Exercise aim: Give back exactly the lines from the beginning of the listing below to the line holding "Chart.register(...registerables);", both ends included; the pictures stay out.
**** Material provided ****
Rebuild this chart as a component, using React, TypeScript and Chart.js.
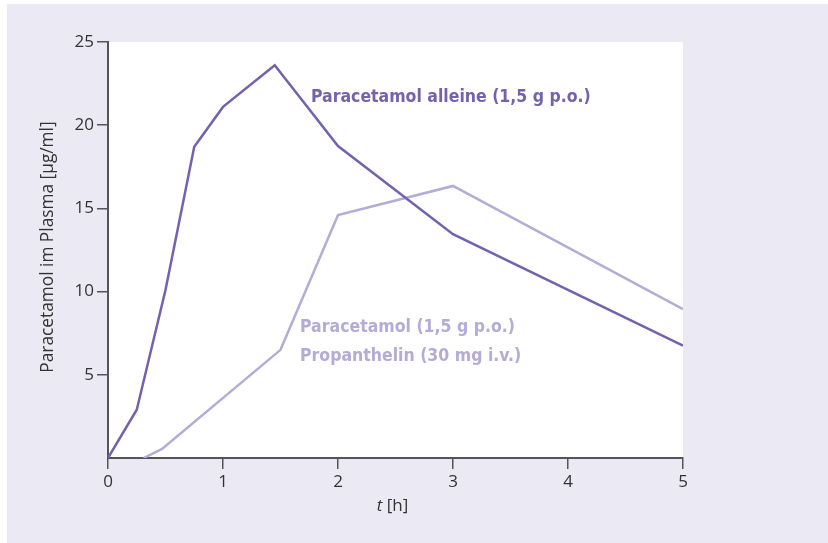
import React, { useEffect, useRef } from "react";
import { Chart, registerables } from "chart.js";

Chart.register(...registerables);

// Data
const timeAlone = [0, 0.25, 0.5, 0.75, 1.0, 1.45, 2.0, 3.0, 5.0];
const plasmaAlone = [0, 2.9, 10.1, 18.7, 21.1, 23.6, 18.75, 13.45, 6.75];
const timeCombo = [0.31, 0.47, 1.5, 2.0, 3.0, 5.0];
const plasmaCombo = [0, 0.55, 6.5, 14.6, 16.35, 8.95];

const xTicks = [0, 1, 2, 3, 4, 5];
const yTicks = [5, 10, 15, 20, 25];

const labelAlone = "Paracetamol alleine (1,5 g p.o.)";
const labelCombo = ["Paracetamol (1,5 g p.o.)", "Propanthelin (30 mg i.v.)"];
const yTitle = "Paracetamol im Plasma [µg/ml]";
const xTitleVar = "t";
const xTitleUnit = " [h]";

const DARK = "#7462ad";
const LIGHT = "#b4abd6";
const AXIS = "#555555";
const TEXT = "#333333";
const BG = "#ebe9f4";
const TICK_FONT = "'Open Sans', 'Noto Sans', sans-serif";
const LABEL_FONT = "'Liberation Sans Narrow', 'DejaVu Sans Condensed', sans-serif";

const decor = {
  id: "decor",
  beforeDraw(chart: any) {
    const ctx = chart.ctx;
    const { left, top, right, bottom } = chart.chartArea;
    ctx.save();
    ctx.fillStyle = BG;
    ctx.fillRect(7, 4, chart.width - 7, chart.height - 4);
    ctx.fillStyle = "#ffffff";
    ctx.fillRect(left, top, right - left, bottom - top);
    ctx.restore();
  },
  afterDraw(chart: any) {
    const ctx = chart.ctx;
    const xs = chart.scales.x;
    const ys = chart.scales.y;
    const { left, right, top, bottom } = chart.chartArea;
    ctx.save();
    // series labels
    ctx.textBaseline = "alphabetic";
    ctx.textAlign = "left";
    ctx.font = `bold 17.5px ${LABEL_FONT}`;
    ctx.fillStyle = DARK;
    ctx.fillText(labelAlone, xs.getPixelForValue(1.765), ys.getPixelForValue(21.4));
    ctx.fillStyle = LIGHT;
    ctx.fillText(labelCombo[0], xs.getPixelForValue(1.67), ys.getPixelForValue(7.55));
    ctx.fillText(labelCombo[1], xs.getPixelForValue(1.67), ys.getPixelForValue(5.8));

    // x title
    ctx.fillStyle = TEXT;
    ctx.font = `italic 17px ${TICK_FONT}`;
    const wVar = ctx.measureText(xTitleVar).width;
    ctx.font = `17px ${TICK_FONT}`;
    const wUnit = ctx.measureText(xTitleUnit).width;
    const cx = (left + right) / 2 - 3;
    const x0 = cx - (wVar + wUnit) / 2;
    ctx.font = `italic 17px ${TICK_FONT}`;
    ctx.fillText(xTitleVar, x0, bottom + 53);
    ctx.font = `17px ${TICK_FONT}`;
    ctx.fillText(xTitleUnit, x0 + wVar, bottom + 53);

    // y title
    ctx.translate(53, (top + bottom) / 2 - 3);
    ctx.rotate(-Math.PI / 2);
    ctx.textAlign = "center";
    ctx.font = `17.3px ${TICK_FONT}`;
    ctx.fillText(yTitle, 0, 0);
    ctx.restore();
  },
};

export default function App() {
  const ref = useRef<HTMLCanvasElement | null>(null);

  useEffect(() => {
    if (!ref.current) return;
    const chart = new Chart(ref.current, {
      type: "line",
      data: {
        datasets: [
          {
            label: labelAlone,
            data: timeAlone.map((t, i) => ({ x: t, y: plasmaAlone[i] })),
            borderColor: DARK,
            borderWidth: 2.5,
            pointRadius: 0,
            tension: 0,
            fill: false,
          },
          {
            label: labelCombo.join(" / "),
            data: timeCombo.map((t, i) => ({ x: t, y: plasmaCombo[i] })),
            borderColor: LIGHT,
            borderWidth: 2.5,
            pointRadius: 0,
            tension: 0,
            fill: false,
          },
        ],
      },
      options: {
        animation: false,
        responsive: false,
        devicePixelRatio: 1,
        layout: { padding: { left: 0, top: 42, right: 145, bottom: 45 } },
        plugins: {
          legend: { display: false },
          tooltip: { enabled: false },
        },
        scales: {
          x: {
            type: "linear",
            min: 0,
            max: 5,
            afterFit: (s: any) => {
              s.height = 40;
            },
            afterBuildTicks: (s: any) => {
              s.ticks = xTicks.map((v) => ({ value: v }));
            },
            ticks: {
              color: TEXT,
              font: { family: TICK_FONT, size: 17 },
              padding: 3,
              maxRotation: 0,
              autoSkip: false,
            },
            grid: {
              drawOnChartArea: false,
              drawTicks: true,
              tickLength: 11,
              color: AXIS,
              lineWidth: 1.5,
            },
            border: { color: AXIS, width: 2 },
          },
          y: {
            type: "linear",
            min: 0,
            max: 25,
            afterFit: (s: any) => {
              s.width = 108;
            },
            afterBuildTicks: (s: any) => {
              s.ticks = [0, ...yTicks].map((v) => ({ value: v }));
            },
            ticks: {
              color: TEXT,
              font: { family: TICK_FONT, size: 17 },
              padding: 3,
              autoSkip: false,
              callback: (v: any) => (v === 0 ? "" : String(v)),
            },
            grid: {
              drawOnChartArea: false,
              drawTicks: true,
              tickLength: 11,
              color: (c: any) => (c.tick && c.tick.value === 0 ? "rgba(0,0,0,0)" : AXIS),
              lineWidth: 1.5,
            },
            border: { color: AXIS, width: 2 },
          },
        },
      },
      plugins: [decor],
    } as any);
    return () => chart.destroy();
  }, []);

  return (
    <div style={{ position: "absolute", left: 0, top: 0, width: 828, height: 543 }}>
      <canvas ref={ref} width={828} height={543} style={{ display: "block", width: 828, height: 543 }} />
    </div>
  );
}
****
Solution to the exercise:
Rebuild this chart as a component, using React, TypeScript and Chart.js.
import React, { useEffect, useRef } from "react";
import { Chart, registerables } from "chart.js";

Chart.register(...registerables);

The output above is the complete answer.